L'accordo sul salario minimo in Europa potrebbe rappresentare una rivoluzione nel mondo del lavoro. L'intesa tra Parlamento europeo, Consiglio e Commissione stabilisce un quadro procedurale per promuovere salari minimi «adeguati ed equi» in tutta l'Ue, ma senza obbligo di applicazione per i Paesi membri. Ecco una serie di domane e risposte per capire meglio cosa potrà cambiare.
Salario minimo in Italia
In Italia non c'è una legge sul salario minimo. Recentemente il tema è tornato d'attualità anche in Parlamento, ma la proposta presentata nel 2018 dell'ex ministra Catalfo (M5s) è rimasta ferma in commissione Lavoro al Senato, a causa delle tante divergenze di vedute della maggioranza.
La proposta di Catalfo
Il punto centrale della proposta, quello che rinfocola lo scontro tra centrodestra e centrosinistra, è l’importo del salario di base: 9 euro netti come base oraria, a cui non è possibile derogare. Un tetto minimo attualmente non riconosciuto, secondo l’Inps, a circa 4,5 milioni di lavoratori, quasi il 30 per cento del totale.
La situazione attuale
Ipotizzando una soglia minima di 9 euro lordi l'ora, secondo alcune proposte presentate in Parlamento, sarebbero il 18,4% i lavoratori ad aver diritto ad un aumento, secondo i dati Inps. Quota che scende al 13,4% se la soglia fosse di 8,5 euro e al 9,6% se a 8 euro. Dati che sono generati soprattutto dai tanti lavoratori precari.

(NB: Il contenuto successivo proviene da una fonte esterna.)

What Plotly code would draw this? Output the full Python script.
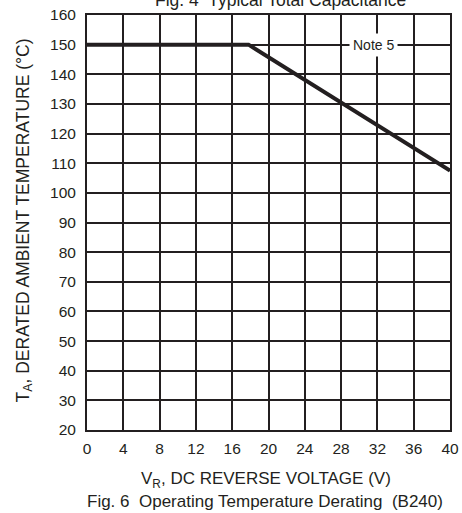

A chi spetterebbe il salario minimo?
L'irregolarità dei salari riguarderebbe soprattutto i lavoratori del settore agricolo e domestico. Secondo una ricerca Adapt di Michele Tiraboschi e Silvia Spattini, l'«irregolarità è pari rispettivamente al 39,7% e al 58,6% delle unità di lavoro equivalente a tempo pieno». Inoltre, secondo quanto affermano i ricercatori che hanno utilizzato dati Inps e Istat, i contratti firmati da Cgil, Cisl e Uil coprono 12,5 milioni di lavoratori dipendenti privati, cioè il 97% della platea potenziale.
Gli effetti del salario minimo
Il salario minimo come è stato prefigurato in Italia, rappresenterebbe una svolta soprattutto per i lavoratori che non sono coperti da contratto e che rappresentano una percentuale bassa rispetto ai lavoratori regolari. Se si fissasse un tetto minimo anche a tirocinanti, collaboratori, lavoratori occasionali, il discorso sarebbe completamente diverso.
Cosa cambia con la direttiva Ue
L'accordo raggiunto a Strasburgo è un passo importante, ma non produrrà effetti nei Paesi membri. Almeno, non nell'immediato. Ogni governo può scegliere in materia indipendente. In prima linea a spingere per un’accelerazione c’è l’ex premier Giuseppe Conte. «Se per alcuni politici è normale che si prendano paghe da fame, di 3-4 euro lordi l'ora, allora diciamo che la politica del Movimento 5 Stelle non è questa – la linea del presidente pentastellato – Non saremo soddisfatti fino a quando non approveremo il salario minimo». Per il momento però, l'accordo è lontano.
Chi a favore e chi contro
Il Movimento 5 Stelle spinge più di tutti per un accordo sul salario minimo. D'accordo anche il Partito Democratico e Azione, il partito di Carlo Calenda. Sul fronte opposto, tra i più critici sulla misura si schiera Renato Brunetta, ministro della pubblica amministrazione e autorevole esponente di Forza Italia. Contraria anche la Lega, ma più possibilista.
Quando può essere approvato
Per avere la legge sul salario minimo in tempi brevi in Italia, bisognerà trovare una accordo tra le forze di maggioranza. Alla fine, non è escluso che il ruolo di mediatore tra le diverse posizioni possa toccare al governo, proprio come successo nella partita del dl concorrenza. Ma per il momento, messe a verbale anche le dichiarazioni di segno opposto dei ministri (favorevole il responsabile delle Infrastrutture Enrico Giovannini, contrario Brunetta) l’esecutivo guidato da Mario Draghi non pare intenzionato a scendere nella contesa. Il rischio, stando a quanto filtra da Palazzo Chigi, sarebbe quello di inasprire ancora di più lo scontro tra i partiti che reggono la maggioranza.
I passaggi dopo l'accordo
Dopo l'intesa tra Parlamento europeo, Consiglio e Commissione, la direttiva dovrà essere approvata dalla plenaria del Parlamento europeo e poi dal consiglio. Una volta pubblicata in Gazzetta Ufficiale, gli Stati membri avranno tempo due anni per recepirla.